More generally, it appears that many technologies have a tipping point (or several) where the costs become so low that an entirely new application becomes possible, with a production volume that is 10 to 100 times greater. And therefore it becomes much cheaper in a short time. This explains the surprising and explosive rise of many technologies: suddenly, it’s there!

Gradually, then suddenly

In Ernest Hemingway’s book The Sun Also Rises, the character Mike Campbell is asked how he went bankrupt. He answers: “Two ways. Gradually, then suddenly.” From the perspective of the uninitiated consumer, this is how any technology emerges. For many years you hear about it from time to time, but it remains experimental, awkward and expensive. And then suddenly it is everywhere and impossible to imagine life without it.

The acceleration by which a technology quickly takes over the torch from its predecessor is driven by the ever-decreasing cost with each doubling, while the fire is fanned by ever-increasing value for the user through network effects.

We can illustrate this process with electric cars.

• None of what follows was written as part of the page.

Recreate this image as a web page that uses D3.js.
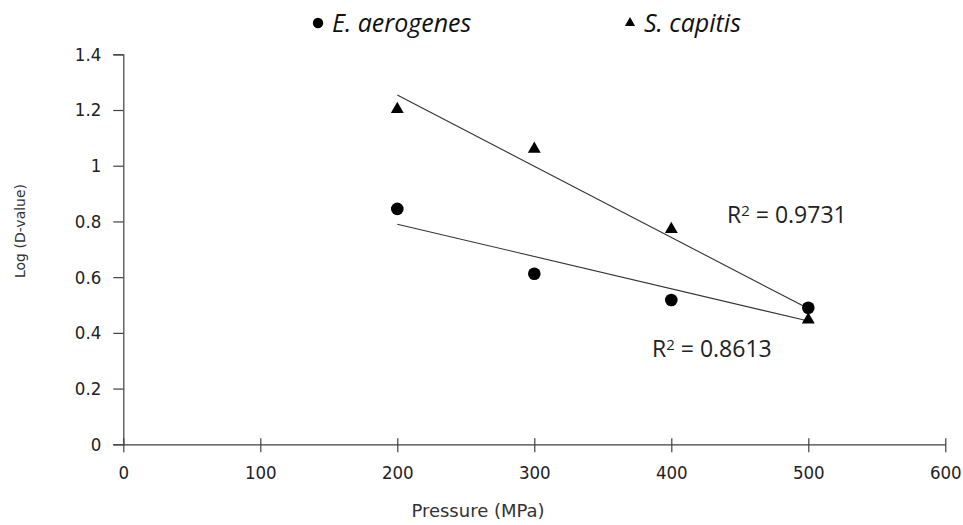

Today, less than 1 per cent of vehicles are electric. As more people switch over, the price will drop significantly (Wright). The infrastructure will also adapt to it: more charging stations, modified garages and a bustling second-hand market (network effects). To the point that the electric car is better, more convenient and cheaper than a oil-burning car, and only the real motorhead will continue to drive an “old-fashioned” car out of love.

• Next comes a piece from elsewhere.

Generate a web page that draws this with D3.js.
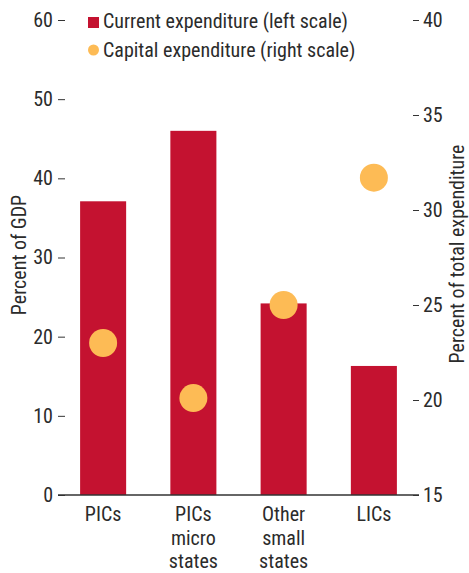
<!DOCTYPE html>
<html><head><meta charset="utf-8">
<script src="https://cdn.jsdelivr.net/npm/d3@7"></script>
<style>
body{margin:0;background:#fff;}
text{font-family:"Liberation Sans Narrow","Roboto Condensed","Arial Narrow",Roboto,sans-serif;fill:#2b2b2b;}
</style></head><body>
<svg id="c" width="469" height="573"></svg>
<script>
const categories = [["PICs"], ["PICs","micro","states"], ["Other","small","states"], ["LICs"]];
const categoryKeys = ["PICs", "PICs micro states", "Other small states", "LICs"];
const currentExp = [37.1, 46.0, 24.2, 16.3];
const capitalExp = [23.0, 20.1, 25.0, 31.7];
const leftTicks = [0, 10, 20, 30, 40, 50, 60];
const rightTicks = [15, 20, 25, 30, 35, 40];

const svg = d3.select("#c");
const x0 = 58, x1 = 419, yTop = 20, yBot = 495;
const red = "#C41230", gold = "#FDBB55";
const fs = 20;

const x = d3.scaleBand().domain(categoryKeys).range([x0, x1]).paddingInner(0.49).paddingOuter(0.245);
const yL = d3.scaleLinear().domain([0, 60]).range([yBot, yTop]);
const yR = d3.scaleLinear().domain([15, 40]).range([yBot, yTop]);

// bars
svg.selectAll("rect.bar").data(currentExp).enter().append("rect")
  .attr("x", (d,i) => x(categoryKeys[i]))
  .attr("width", x.bandwidth())
  .attr("y", d => yL(d))
  .attr("height", d => yBot - yL(d))
  .attr("fill", red);

// left axis
const la = svg.append("g").attr("transform", `translate(${x0},0)`)
  .call(d3.axisLeft(yL).tickValues(leftTicks).tickSize(-7).tickPadding(5));
la.select(".domain").remove();
la.selectAll("line").attr("stroke", "#333");
la.selectAll("text").style("font-size", fs + "px").attr("fill", "#2b2b2b");

// right axis
const ra = svg.append("g").attr("transform", `translate(${x1},0)`)
  .call(d3.axisRight(yR).tickValues(rightTicks).tickSize(-6).tickPadding(4));
ra.select(".domain").remove();
ra.selectAll("line").attr("stroke", "#333");
ra.selectAll("text").style("font-size", fs + "px").attr("fill", "#2b2b2b");

// baseline
svg.append("line").attr("x1", x0).attr("x2", x1).attr("y1", yBot).attr("y2", yBot)
  .attr("stroke", "#333").attr("stroke-width", 1.5);

// circles
svg.selectAll("circle.cap").data(capitalExp).enter().append("circle")
  .attr("cx", (d,i) => x(categoryKeys[i]) + x.bandwidth()/2)
  .attr("cy", d => yR(d))
  .attr("r", 14)
  .attr("fill", gold);

// x labels
categories.forEach((lines, i) => {
  const t = svg.append("text").attr("text-anchor", "middle").style("font-size", fs + "px")
    .attr("x", x(categoryKeys[i]) + x.bandwidth()/2).attr("y", 521);
  lines.forEach((l, j) => t.append("tspan").attr("x", x(categoryKeys[i]) + x.bandwidth()/2)
    .attr("dy", j ? 23.5 : 0).text(l));
});

// axis titles
svg.append("text").attr("transform", "translate(26,255) rotate(-90)").attr("text-anchor", "middle")
  .style("font-size", fs + "px").text("Percent of GDP");
svg.append("text").attr("transform", "translate(464,254) rotate(-90)").attr("text-anchor", "middle")
  .style("font-size", fs + "px").text("Percent of total expenditure");

// legend
svg.append("rect").attr("x", 88).attr("y", 17).attr("width", 11).attr("height", 11).attr("fill", red);
svg.append("text").attr("x", 103).attr("y", 28).style("font-size", fs + "px").text("Current expenditure (left scale)");
svg.append("circle").attr("cx", 93.5).attr("cy", 50).attr("r", 5.5).attr("fill", gold);
svg.append("text").attr("x", 103).attr("y", 57).style("font-size", fs + "px").text("Capital expenditure (right scale)");
</script></body></html>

You may already feel that there is a natural sequence in which developments should take place. The production process must be given time to incorporate new insights and improvements. People need to be trained and new businesses need to be started up. You can’t speed that up by getting very excited about it; grass doesn’t grow faster by pulling it.

The other side of that coin is that there will come a time when the change will be unstoppable. There will come a time when batteries and solar cells will be so incredibly cheap per kWh stored or produced that the energy transition will almost happen by itself. Using Wright’s law, technologist Ramez Naam has calculated that in five to ten years’ time, the kWh costs of energy produced by newly installed solar cells will be lower than the kWh costs of existing fossil energy power plants.

Imagination

A few years ago, an electric car was more expensive than a oil-burning car and you could not get very far with it. But realise that so many oil-burning cars have already been made that the total number may not even double - while the total number of electric vehicles may double tenfold. 

Any comparison between an old, mature technology and a new, young challenger is bound to lead to serious underestimation of the youngster. For a long time, the crowd has been sceptical and critical: “It can never be done”. “Too expensive”. “Too clumsy”. Until the moment when that is suddenly no longer the case. Gradually, then suddenly.

For example, bitcoin is often judged with old technology as the criterion. Fewer transactions per second than VISA. Accepted in fewer places than the euro. But that old technology has no more doubling to do. While bitcoin, with its adoption of 1 per cent of people, 0.1 per cent of assets and a fraction of the transaction volume, can still double many times over.